Michelle remembers feeling rather guilty on that particular occasion. ‘I think I might have been trying to annoy him,’ she said.

The end of the road

Their relationship continued to deteriorate, as did their sex life. One night, in an attempt to patch things up, they went to an Italian restaurant that had romantic associations for them.

But going back to that restaurant turned out to be a mistake. The contrast between how they had felt then and how they felt now depressed them both.

‘I felt that I had nothing to say to Ben that wouldn’t lead to a row and all our easy intimacy seemed to have evaporated totally. I just burst into tears.’

Talking it through

When they arrived home, Michelle announced that she did not think she could go on living with Ben, and that they would have to decide who was to keep the flat and what arrangements they needed to make.

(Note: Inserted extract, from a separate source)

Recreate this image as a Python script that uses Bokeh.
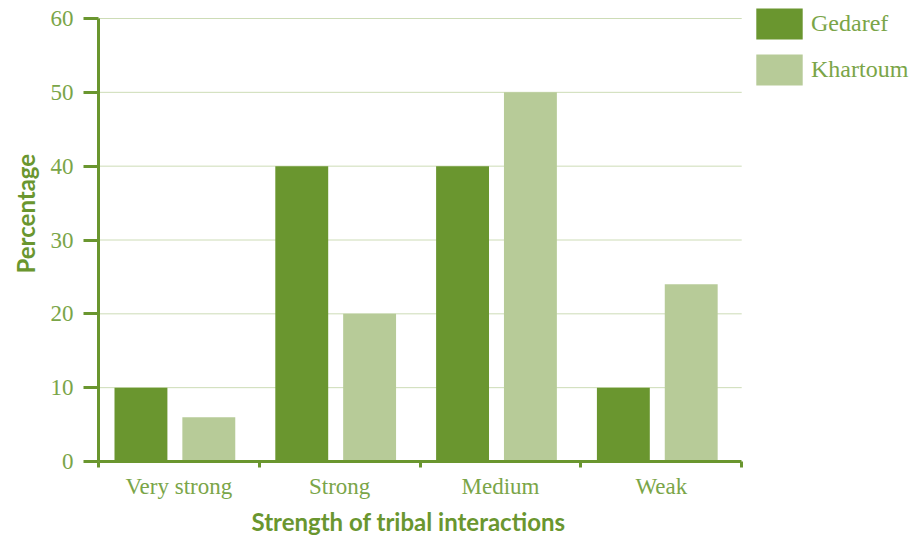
from bokeh.plotting import figure
from bokeh.models import (Range1d, LinearAxis, FixedTicker, Title,
                          CustomJSTickFormatter, ColumnDataSource, Legend, LegendItem)
from bokeh.transform import dodge
from bokeh.embed import file_html
from bokeh.resources import INLINE

categories = ["Very strong", "Strong", "Medium", "Weak"]
gedaref = [10, 40, 40, 10]
khartoum = [6, 20, 50, 24]
y_ticks = [0, 10, 20, 30, 40, 50, 60]

DARK = "#6a962f"
LIGHT = "#b7cb98"
TEXT = "#7aa548"
TITLE = "#6a962f"
GRID = "#cddcb6"
SERIF = "Liberation Serif"
BOLD = "Lato"

n = len(categories)
y_max = y_ticks[-1]
# category centres on a numeric axis (one unit per category)
centres = [i + 0.5 for i in range(n)]
src = ColumnDataSource(dict(pos=centres, cat=categories, gedaref=gedaref, khartoum=khartoum))

# the frame is wider/taller than the data area so the legend (right) is not clipped;
# the axes are bounded to the data area
p = figure(x_range=Range1d(0, n * 815 / 644), y_range=Range1d(0, y_max * 461 / 443),
           width=912, height=538,
           x_axis_location=None, y_axis_location=None,
           output_backend="svg", toolbar_location=None,
           min_border_left=97, min_border_right=0, min_border_top=0, min_border_bottom=77)
p.outline_line_color = None
p.background_fill_color = "white"
p.xgrid.visible = False
p.ygrid.visible = False

# horizontal grid lines over the data area only
p.segment(x0=0, x1=n, y0=y_ticks[1:], y1=y_ticks[1:], line_color=GRID, line_width=1)

r1 = p.vbar(x=dodge("pos", -0.236), top="gedaref", width=0.329,
            source=src, fill_color=DARK, line_color=None)
r2 = p.vbar(x=dodge("pos", 0.186), top="khartoum", width=0.329,
            source=src, fill_color=LIGHT, line_color=None)

xaxis = LinearAxis(ticker=FixedTicker(ticks=centres, minor_ticks=list(range(n + 1))),
                   formatter=CustomJSTickFormatter(args=dict(labels=categories),
                                                   code="return labels[Math.floor(tick)] || ''"),
                   bounds=(0, n))
xaxis.axis_line_color = DARK
xaxis.axis_line_width = 3
xaxis.major_tick_out = 0
xaxis.major_tick_in = 0
xaxis.major_tick_line_color = None
xaxis.minor_tick_out = 6
xaxis.minor_tick_in = 0
xaxis.minor_tick_line_color = DARK
xaxis.minor_tick_line_width = 3
xaxis.major_label_standoff = 6
xaxis.major_label_text_font = SERIF
xaxis.major_label_text_font_size = "23px"
xaxis.major_label_text_color = TEXT
p.add_layout(xaxis, "below")

# x-axis title, placed under the data area (not the whole frame)
xtitle = Title(text="Strength of tribal interactions", align="left", offset=153,
               text_font=BOLD, text_font_style="bold", text_font_size="24px",
               text_color=TITLE, standoff=6)
p.add_layout(xtitle, "below")

yaxis = LinearAxis(ticker=FixedTicker(ticks=y_ticks), bounds=(0, y_max))
yaxis.axis_line_color = DARK
yaxis.axis_line_width = 3
yaxis.major_tick_out = 15
yaxis.major_tick_in = 0
yaxis.major_tick_line_color = DARK
yaxis.major_tick_line_width = 3
yaxis.minor_tick_line_color = None
yaxis.major_label_standoff = 10
yaxis.major_label_text_font = SERIF
yaxis.major_label_text_font_size = "23px"
yaxis.major_label_text_color = TEXT
p.add_layout(yaxis, "left")

# y-axis title, placed beside the data area
ytitle = Title(text="Percentage", align="left", offset=188,
               text_font=BOLD, text_font_style="bold", text_font_size="24px",
               text_color=TITLE, standoff=16)
p.add_layout(ytitle, "left")

legend = Legend(items=[LegendItem(label="Gedaref", renderers=[r1]),
                       LegendItem(label="Khartoum", renderers=[r2])],
                location=(652, 372), orientation="vertical",
                glyph_width=58, glyph_height=39, spacing=7, padding=0, margin=0,
                label_standoff=3, label_text_font=SERIF, label_text_font_size="24px",
                label_text_color=TEXT, border_line_color=None, background_fill_alpha=0)
p.add_layout(legend, "center")

open("out.html", "w").write(file_html(p, INLINE))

‘It was the first time we had really talked to each other about the problems facing us, without having a row, since we moved into the flat,’ Michelle says. ‘We didn’t argue, we just sadly laid out our feelings to each other and miraculously we both listened.’

Michelle told Ben of her growing feelings of loneliness in the relationship, her fear that he was taking her for granted and that all he really wanted was a mother substitute.

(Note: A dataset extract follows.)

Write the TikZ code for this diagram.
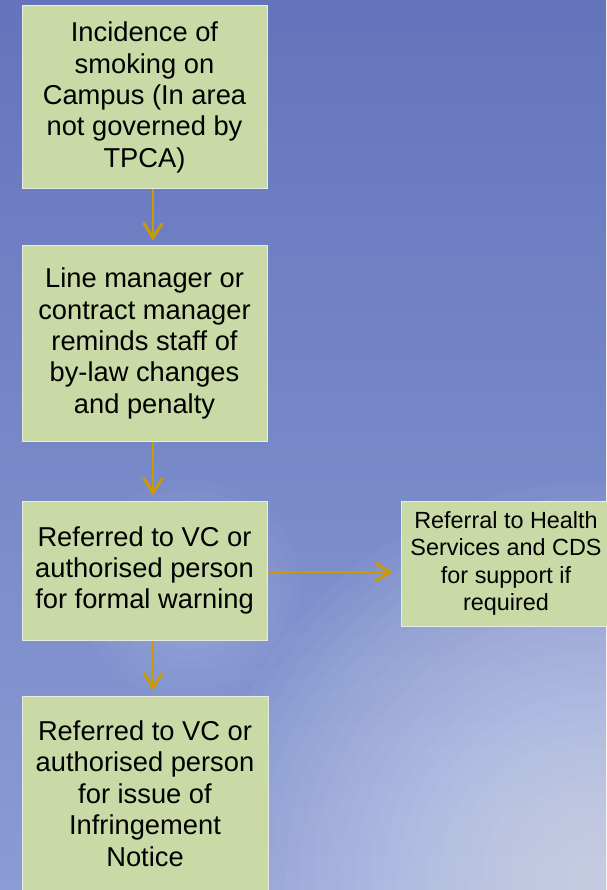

Then Ben talked about the way he felt. He explained to Michelle that he expected a cosy togetherness from living together, whereas he felt that she retreated into selfishness, ignoring his needs and wants and acting as if they were merely flatmates.

The solution

Ben and Michelle talked for hours and, although nothing was really resolved that night, they both admitted that they still loved each other and wanted to make it work. They both recognized that some serious compromising needed to take place on both sides.

The most important breakthrough came the next night when they sat down and sorted out the practical details of living together. Housework, cooking and shopping were discussed and timetabled. ‘We both knew at heart that we were fundamentally lazy people,’ says Michelle, ‘so we needed to be organized about chores.’

Once positive communication was more established between them, other things slotted into place.

Michelle says that the atmosphere improved very quickly. ‘There was really so little wrong with our relationship that making such relatively small efforts made all the difference.

‘When we started pulling together as a couple I found myself falling in love with Ben all over again. But it was a different feeling – deeper. I started to really see that marriage was a good idea.’

Ben also agrees with Michelle that their relationship has gradually become better than ever.